History of the Wall of Fame
The concept of a Wall of Fame began in 1988 under the administration of William R. Ballou, former Executive Director of the Columbia Housing Authority. Ballou was concerned about the absence of positive role models in the lives of children living in public housing, and he suspected that it was a contributing factor in the cycle of government dependence among families. He believed that if children could see former public housing residents achieve great success, it would encourage them to set higher goals and standards for themselves. It was this belief that provided the inspiration for the Wall of Fame.
Although there has been some variation from year to year, the basic requirements for induction into the Wall of Fame have remained unchanged. To be eligible for the honor, an individual must be a former resident of a CHA public housing community (later, this was expanded to include Section 8 participants), must have achieved success in their chosen career field, and must be recognized as someone who gives back to the community.
The Wall of Fame Organizing Committee, which consists of Wall of Fame honorees, CHA staff, a representative from the CHA Board of Commissioners, representatives from the Resident Executive Council, and representatives from the community-at-large, is tasked with sorting through applications and narrowing the field to no more than five candidates. The CHA Board of Commissioners makes the final selection of up to three individuals to be inducted into the Wall of Fame each year.
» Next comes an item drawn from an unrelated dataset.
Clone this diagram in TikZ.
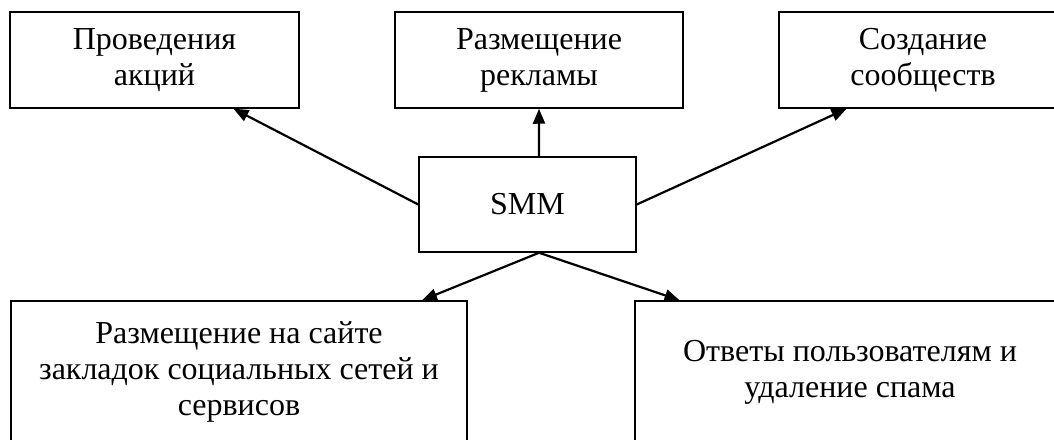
\documentclass[tikz,border=0pt]{standalone}
\usepackage{fontspec}
\setmainfont{Liberation Serif}
\usetikzlibrary{arrows.meta,calc}
\begin{document}
\begin{tikzpicture}[x=1pt,y=1pt,
  box/.style={draw,line width=1.5pt,inner sep=0pt,align=center,
    font=\fontsize{32}{36}\selectfont},
  arr/.style={line width=2.2pt,-{Triangle[length=15pt,width=12pt]}}]
\useasboundingbox (0,0) rectangle (1054,439);
\clip (0,0) rectangle (1054,439);
\node[box,minimum width=289pt,minimum height=96pt] (A) at (154.5,379) {Проведения\\акций};
\node[box,minimum width=288pt,minimum height=96pt] (B) at (539,379) {Размещение\\рекламы};
\node[box,minimum width=288pt,minimum height=96pt] (C) at (923,379) {Создание\\сообществ};
\node[box,minimum width=217pt,minimum height=95pt] (S) at (527.5,234.5) {SMM};
\node[box,minimum width=456pt,minimum height=142pt] (D) at (239,67) {Размещение на сайте\\закладок социальных сетей и\\сервисов};
\node[box,minimum width=430pt,minimum height=142pt] (E) at (850,67) {Ответы пользователям и\\удаление спама};
\draw[arr] (S.west) -- ($(A.south west)!0.772!(A.south east)$);
\draw[arr] ($(S.north west)!0.553!(S.north east)$) -- (B.south);
\draw[arr] (S.east) -- ($(C.south west)!0.236!(C.south east)$);
\draw[arr] ($(S.south west)!0.553!(S.south east)$) -- ($(D.north west)!0.90!(D.north east)$);
\draw[arr] ($(S.south west)!0.553!(S.south east)$) -- ($(E.north west)!0.105!(E.north east)$);
\end{tikzpicture}
\end{document}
The original ceremony was held in April of 1988 at the Oak-Read Highrise, a CHA public housing community for the elderly. Three individuals were inducted that year. In order to memorialize the event, brass plaques bearing the names of each of the inductees were placed on a two-foot high retaining wall. In subsequent years, plaques were added to the wall as additional individuals were selected for the honor.
In 1993, the CHA received a Department of Housing and Urban Development (HUD) Public Housing Drug Elimination Grant (PHDEP) for several crime prevention activities. The City of Columbia Police Department indicated there was a severe problem with drug traffic between two large public housing communities, Saxon Homes (now demolished) and Allen-Benedict Court. The Oak-Read Highrise sat in the middle of these two communities and the recommendation was made by the police to build a large wall (12 feet high) to curtail the drug traffic. The construction of the wall resulted in a beautiful courtyard for the elderly residents of the Oak Read high rise and eventually became the site of the CHA’s Wall of Fame ceremony.
By the time the wall was constructed, the Wall of Fame ceremony had become such a prestigious event that the decision was made to expand the visibility of the program. So, in 1994, large portraits of the 21 Wall of Fame inductees were painted on the wall surrounding the Oak Read high rise garden as part of the CHA's 60th Anniversary Celebration.
The CHA obtained donations from local businesses to have the portraits created and additional funding was made available by the Cultural Council of the Midlands, the South Carolina Commission for the Arts, and the Central Carolina Community Foundation. The painting of the portraits was done by over 300 school children in a paint by number scenario organized by local artist, Ralph Waldrop.
The annual Wall of Fame ceremony is held in conjunction with Richland County School District One's Spring Break so that children can participate in the program and observe the activities. To date, 38 individuals have been inducted into the Wall of Fame, and their portraits on the Wall are a constant reminder to local youth of what can be accomplished with hard work and determination.
The list of Wall of Fame honorees is impressive and includes many well-known names. Past inductees include: Bishop Fredrick James, AME Church; Cardinal Joseph Bernardin, Catholic Church of Chicago; Tyrone Corbin, National Basketball Association; J. Anthony Brown, nationally syndicated radio personality; Harold White, Assistant Athletic Director for the University of South Carolina; and Heyward Bannister, South Carolina Director of Fannie Mae.